Today, baked beans are available in a ton of varieties. You can see ‘em with BBQ or at a picnic or in your Full English. And you can even buy that British version of Heinz baked beans. In the international section of your grocery store.

This is a long story, but a pretty good reminder that all food is political. It’s never just a can of beans. 

Minced Clams

A can of clams sits in a tranquil undersea scene. A submarine drifts by.

A feast of fishes…

Today’s the Feast of the Seven Fishes. It used to be that on the eve of a feast day like Christmas, people were supposed to fast. Then Roman Catholics were like: Ok, you don’t have to fast, but def don’t eat red meat. But then southern Italians were all: Let’s make it another feast day, but it’s all fish, so it’s still alright. They literally rewrote the rules to add more eating. Which is incredible.

“Seven” Fishes is an American thing. And it’s not even necessarily 7. Sometimes it’s 9. Or 13. But it all makes sense, because it’s all eating with friends and family. You all get together and prepare 7 or more fish dishes and holler and hug and tell each other stories, and I’m depressing myself, because 2020 is nothing like that.

I hope you are all leaning into tradition in whatever way this year allows. Whether or not there is any fish.

Quaker Oats

A canister of oats sits under a shining sun, flanked by oat stalks. The smiling quaker fellow denotes quality.

Some thoughts on oats…

If you say, “Oats are a boring thing to draw!” you should read on…

The man in quaker garb was chosen to denote quality. This was especially important at a time (late 1800’s) when there was no federal regulation on food purity. With adulteration de rigueur, few products were what they claimed to be. Quaker Oats were, like, oats. And they still are. Oats.

For a time, Quaker Oates used the slogan: “It’s the right thing to do.” Which seems more like a commandment than a breakfast option. Also, Quaker hired Wilford Brimley. The ultimate oat-pusher. A million memes were born.
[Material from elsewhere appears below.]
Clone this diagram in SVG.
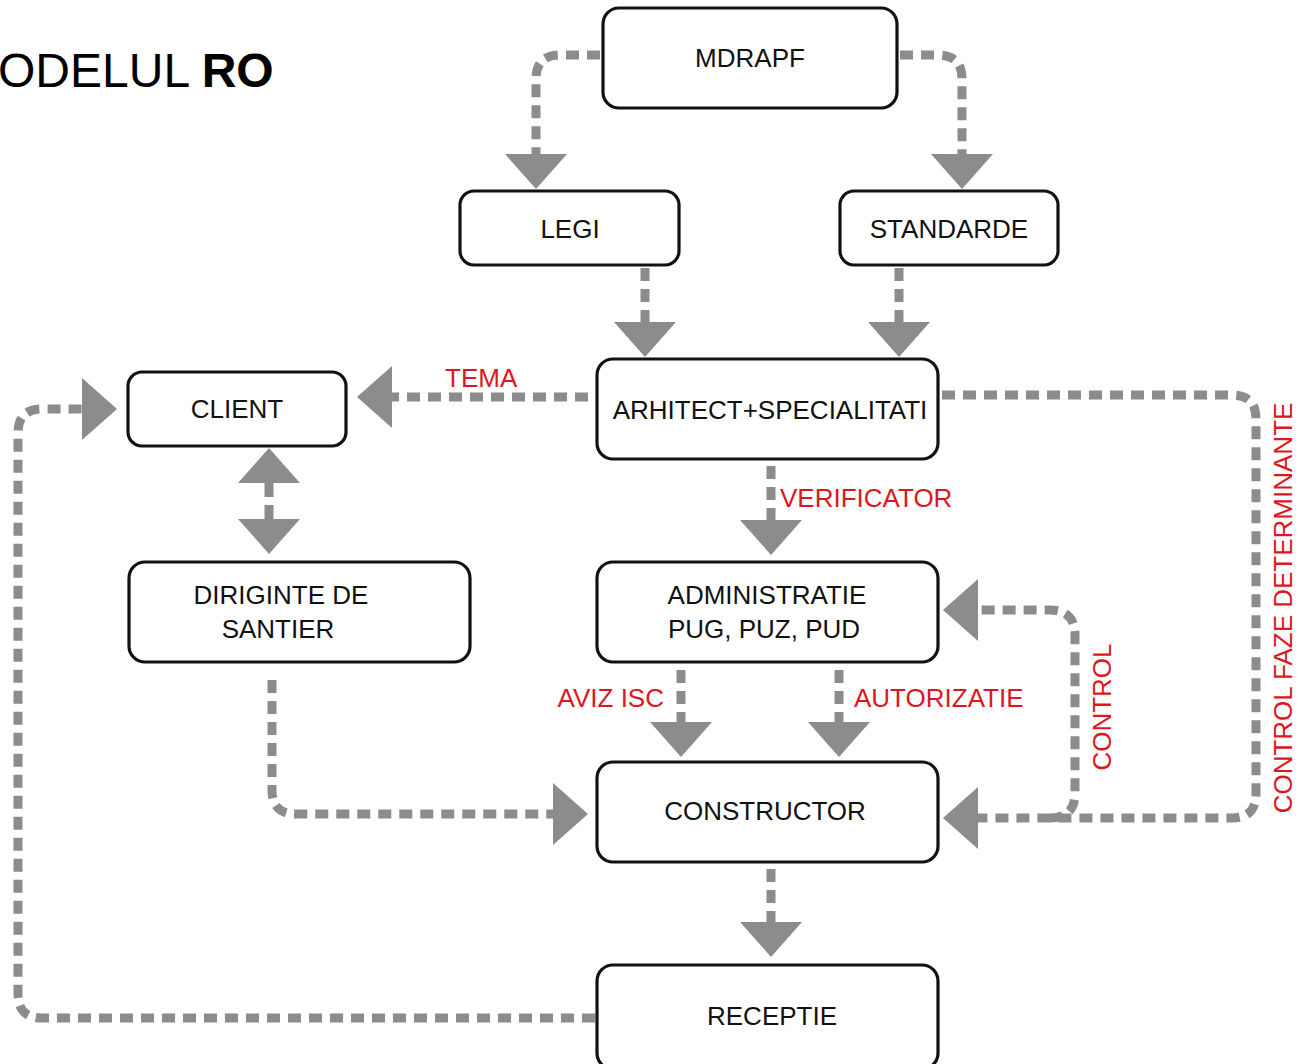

The empty canister is, and always has been, for storing treasures. 

Instant Mashed Potatoes

A towering box of Idaho Spuds sits in a snowy landscape. A child on a sled glides by.

A longer-lasting potato…

Potatoes are a celebration food, and they became popular, in part, because they take so long to go bad. But during WWII, the government was greedy, and they decided to push for an even longer shelf life by dehydrating potatoes into granules. Which were then made into extraordinarily gummy and awful mashed potatoes for the soldiers. Like many wartime innovations, there was in interest in making these reconstituted mashed potatoes into a consumer product. They just had to be a little less terrible.

A major turning point was the realization that “flakes” beat “granules” as far as mashed potato texture went. A government facility in Wyndmore, PA developed a process called “The Philadelphia Cook” This involved precooking potatoes, cooling them, cooking them again, and then drying them. Into flakes. Obviously. These new instant mashed potatoes were less terrible than before and saved the hassle of peeling potatoes forever and boiling a towering cauldron of water. A big win!

I hope you are celebrating this season with special foods. And if Christmas is your kind of holiday, I hope it’s a jolly one. 

Beef Stew

A can of beef stew sits in an outdoor setting at night. A camper and his dog walk nearby.

Lumberjacks need stew

Dinty Moore Beef Stew was invented by a lumberjack named Dinty Moore. For a while, he put his thumbprint on every can, but his thumb got tired and he quit. We can take some consolation in the fact that the label is still plaid.

There is also a “recipe” for a roast beef sandwich on the internet which is just a can of Dinty Moore poured onto a submarine roll. I don’t feel super great about that. (This blurb has some truth and some fiction, but that bad recipe is true.)